Your copy of the material below should match it exactly, except that it holds no pictures.

- [RECORDED INFORMATION]:
-- START --

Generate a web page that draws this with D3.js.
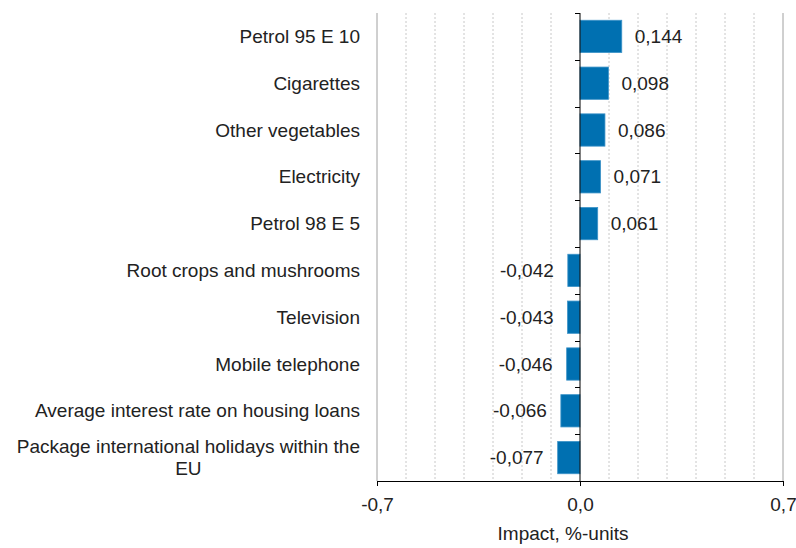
<!DOCTYPE html>
<html>
<head>
<meta charset="utf-8">
<script src="https://cdn.jsdelivr.net/npm/d3@7"></script>
<style>
  body { margin: 0; background: #fff; }
  text { font-family: "Liberation Sans", Arial, sans-serif; fill: #222; }
</style>
</head>
<body>
<div id="chart"></div>
<script>
// values
var categories = [
  'Petrol 95 E 10',
  'Cigarettes',
  'Other vegetables',
  'Electricity',
  'Petrol 98 E 5',
  'Root crops and mushrooms',
  'Television',
  'Mobile telephone',
  'Average interest rate on housing loans',
  'Package international holidays within the EU'
];
var impacts = [0.144, 0.098, 0.086, 0.071, 0.061, -0.042, -0.043, -0.046, -0.066, -0.077];
var xTicks = [-0.7, 0, 0.7];
var gridTicks = [-0.6, -0.5, -0.4, -0.3, -0.2, -0.1, 0.1, 0.2, 0.3, 0.4, 0.5, 0.6];

var margin = { top: 13, right: 13, bottom: 67, left: 377 },
    width = 796 - margin.left - margin.right,
    height = 548 - margin.top - margin.bottom,
    fontSize = '19px';

// comma decimals, plain hyphen for minus
var fmt = function(v) { return d3.format('.3f')(v).replace('.', ',').replace('\u2212', '-'); };

var svg = d3.select('#chart').append('svg')
    .attr('width', 796)
    .attr('height', 548);

var g = svg.append('g')
    .attr('transform', 'translate(' + margin.left + ',' + margin.top + ')');

var x = d3.scaleLinear().domain([-0.7, 0.7]).range([0, width]);
var y = d3.scaleBand().domain(categories).range([0, height]).paddingInner(0.31).paddingOuter(0.155);
var yTicks = d3.scaleBand().domain(categories).range([0, height]);

// gridlines
g.selectAll('.grid').data(gridTicks)
  .enter().append('line')
    .attr('x1', function(d) { return x(d); })
    .attr('x2', function(d) { return x(d); })
    .attr('y1', 0).attr('y2', height)
    .attr('stroke', '#c8c8c8')
    .attr('stroke-dasharray', '2,2');

g.selectAll('.edge').data([-0.7, 0.7])
  .enter().append('line')
    .attr('x1', function(d) { return x(d); })
    .attr('x2', function(d) { return x(d); })
    .attr('y1', 0).attr('y2', height)
    .attr('stroke', '#a0a0a0');

// bars
g.selectAll('rect').data(impacts)
  .enter().append('rect')
    .attr('x', function(d) { return x(Math.min(0, d)); })
    .attr('width', function(d) { return Math.abs(x(d) - x(0)); })
    .attr('y', function(d, i) { return y(categories[i]); })
    .attr('height', y.bandwidth())
    .attr('fill', '#0070b1')
    .attr('stroke', '#3d93c8')
    .attr('stroke-width', 0.8);

// value labels
g.selectAll('.val').data(impacts)
  .enter().append('text')
    .attr('x', function(d) { return d >= 0 ? x(d) + 13 : x(d) - 14; })
    .attr('y', function(d, i) { return y(categories[i]) + y.bandwidth() / 2; })
    .attr('dy', '0.35em')
    .attr('text-anchor', function(d) { return d >= 0 ? 'start' : 'end'; })
    .style('font-size', fontSize)
    .text(fmt);

// y axis at zero
var yAxis = g.append('g').attr('transform', 'translate(' + x(0) + ',0)');
yAxis.append('line')
    .attr('y1', 0).attr('y2', height)
    .attr('stroke', '#000');
yAxis.selectAll('.tk').data(categories)
  .enter().append('line')
    .attr('x1', -5).attr('x2', 0)
    .attr('y1', function(d) { return Math.round(yTicks(d)) + 0.5; })
    .attr('y2', function(d) { return Math.round(yTicks(d)) + 0.5; })
    .attr('stroke', '#000');

// x axis
var xAxis = d3.axisBottom(x)
    .tickValues(xTicks)
    .tickSize(5)
    .tickSizeOuter(0)
    .tickFormat(function(d) { return d3.format('.1f')(d).replace('.', ',').replace('\u2212', '-'); });

var xg = g.append('g')
    .attr('transform', 'translate(0,' + height + ')')
    .call(xAxis);
xg.select('.domain').attr('stroke', '#000');
xg.selectAll('.tick line').attr('stroke', '#000');
xg.selectAll('.tick text')
    .attr('y', 17)
    .style('font-size', fontSize)
    .style('font-family', '"Liberation Sans", Arial, sans-serif')
    .attr('fill', '#222');

g.append('text')
    .attr('x', x(0) - 17)
    .attr('y', height + 59)
    .attr('text-anchor', 'middle')
    .style('font-size', fontSize)
    .text('Impact, %-units');

// category labels
var labelRight = x(-0.7) - 17;
categories.forEach(function(c, i) {
  var cy = yTicks(c) + yTicks.bandwidth() / 2;
  if (c.length > 40) {
    var first = 'Package international holidays within the';
    var rest = c.slice(first.length + 1);
    var t1 = g.append('text')
        .attr('x', labelRight).attr('y', cy - 11).attr('dy', '0.35em')
        .attr('text-anchor', 'end')
        .style('font-size', fontSize)
        .text(first);
    var w = t1.node().getComputedTextLength();
    g.append('text')
        .attr('x', labelRight - w / 2).attr('y', cy + 11).attr('dy', '0.35em')
        .attr('text-anchor', 'middle')
        .style('font-size', fontSize)
        .text(rest);
  } else {
    g.append('text')
        .attr('x', labelRight).attr('y', cy).attr('dy', '0.35em')
        .attr('text-anchor', 'end')
        .style('font-size', fontSize)
        .text(c);
  }
});
</script>
</body>
</html>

-- END --

- [RESULT BELOW]:
Generate a web page that draws this with D3.js.
<!DOCTYPE html>
<html>
<head>
<meta charset="utf-8">
<script src="https://cdn.jsdelivr.net/npm/d3@7"></script>
<style>
  body { margin: 0; background: #fff; }
  text { font-family: "Liberation Sans", Arial, sans-serif; fill: #222; }
</style>
</head>
<body>
<div id="chart"></div>
<script>
// values
var categories = [
  'Petrol 95 E 10',
  'Cigarettes',
  'Other vegetables',
  'Electricity',
  'Petrol 98 E 5',
  'Root crops and mushrooms',
  'Television',
  'Mobile telephone',
  'Average interest rate on housing loans',
  'Package international holidays within the EU'
];
var impacts = [0.144, 0.098, 0.086, 0.071, 0.061, -0.042, -0.043, -0.046, -0.066, -0.077];
var xTicks = [-0.7, 0, 0.7];
var gridTicks = [-0.6, -0.5, -0.4, -0.3, -0.2, -0.1, 0.1, 0.2, 0.3, 0.4, 0.5, 0.6];

var margin = { top: 13, right: 13, bottom: 67, left: 377 },
    width = 796 - margin.left - margin.right,
    height = 548 - margin.top - margin.bottom,
    fontSize = '19px';

// comma decimals, plain hyphen for minus
var fmt = function(v) { return d3.format('.3f')(v).replace('.', ',').replace('\u2212', '-'); };

var svg = d3.select('#chart').append('svg')
    .attr('width', 796)
    .attr('height', 548);

var g = svg.append('g')
    .attr('transform', 'translate(' + margin.left + ',' + margin.top + ')');

var x = d3.scaleLinear().domain([-0.7, 0.7]).range([0, width]);
var y = d3.scaleBand().domain(categories).range([0, height]).paddingInner(0.31).paddingOuter(0.155);
var yTicks = d3.scaleBand().domain(categories).range([0, height]);

// gridlines
g.selectAll('.grid').data(gridTicks)
  .enter().append('line')
    .attr('x1', function(d) { return x(d); })
    .attr('x2', function(d) { return x(d); })
    .attr('y1', 0).attr('y2', height)
    .attr('stroke', '#c8c8c8')
    .attr('stroke-dasharray', '2,2');

g.selectAll('.edge').data([-0.7, 0.7])
  .enter().append('line')
    .attr('x1', function(d) { return x(d); })
    .attr('x2', function(d) { return x(d); })
    .attr('y1', 0).attr('y2', height)
    .attr('stroke', '#a0a0a0');

// bars
g.selectAll('rect').data(impacts)
  .enter().append('rect')
    .attr('x', function(d) { return x(Math.min(0, d)); })
    .attr('width', function(d) { return Math.abs(x(d) - x(0)); })
    .attr('y', function(d, i) { return y(categories[i]); })
    .attr('height', y.bandwidth())
    .attr('fill', '#0070b1')
    .attr('stroke', '#3d93c8')
    .attr('stroke-width', 0.8);

// value labels
g.selectAll('.val').data(impacts)
  .enter().append('text')
    .attr('x', function(d) { return d >= 0 ? x(d) + 13 : x(d) - 14; })
    .attr('y', function(d, i) { return y(categories[i]) + y.bandwidth() / 2; })
    .attr('dy', '0.35em')
    .attr('text-anchor', function(d) { return d >= 0 ? 'start' : 'end'; })
    .style('font-size', fontSize)
    .text(fmt);

// y axis at zero
var yAxis = g.append('g').attr('transform', 'translate(' + x(0) + ',0)');
yAxis.append('line')
    .attr('y1', 0).attr('y2', height)
    .attr('stroke', '#000');
yAxis.selectAll('.tk').data(categories)
  .enter().append('line')
    .attr('x1', -5).attr('x2', 0)
    .attr('y1', function(d) { return Math.round(yTicks(d)) + 0.5; })
    .attr('y2', function(d) { return Math.round(yTicks(d)) + 0.5; })
    .attr('stroke', '#000');

// x axis
var xAxis = d3.axisBottom(x)
    .tickValues(xTicks)
    .tickSize(5)
    .tickSizeOuter(0)
    .tickFormat(function(d) { return d3.format('.1f')(d).replace('.', ',').replace('\u2212', '-'); });

var xg = g.append('g')
    .attr('transform', 'translate(0,' + height + ')')
    .call(xAxis);
xg.select('.domain').attr('stroke', '#000');
xg.selectAll('.tick line').attr('stroke', '#000');
xg.selectAll('.tick text')
    .attr('y', 17)
    .style('font-size', fontSize)
    .style('font-family', '"Liberation Sans", Arial, sans-serif')
    .attr('fill', '#222');

g.append('text')
    .attr('x', x(0) - 17)
    .attr('y', height + 59)
    .attr('text-anchor', 'middle')
    .style('font-size', fontSize)
    .text('Impact, %-units');

// category labels
var labelRight = x(-0.7) - 17;
categories.forEach(function(c, i) {
  var cy = yTicks(c) + yTicks.bandwidth() / 2;
  if (c.length > 40) {
    var first = 'Package international holidays within the';
    var rest = c.slice(first.length + 1);
    var t1 = g.append('text')
        .attr('x', labelRight).attr('y', cy - 11).attr('dy', '0.35em')
        .attr('text-anchor', 'end')
        .style('font-size', fontSize)
        .text(first);
    var w = t1.node().getComputedTextLength();
    g.append('text')
        .attr('x', labelRight - w / 2).attr('y', cy + 11).attr('dy', '0.35em')
        .attr('text-anchor', 'middle')
        .style('font-size', fontSize)
        .text(rest);
  } else {
    g.append('text')
        .attr('x', labelRight).attr('y', cy).attr('dy', '0.35em')
        .attr('text-anchor', 'end')
        .style('font-size', fontSize)
        .text(c);
  }
});
</script>
</body>
</html>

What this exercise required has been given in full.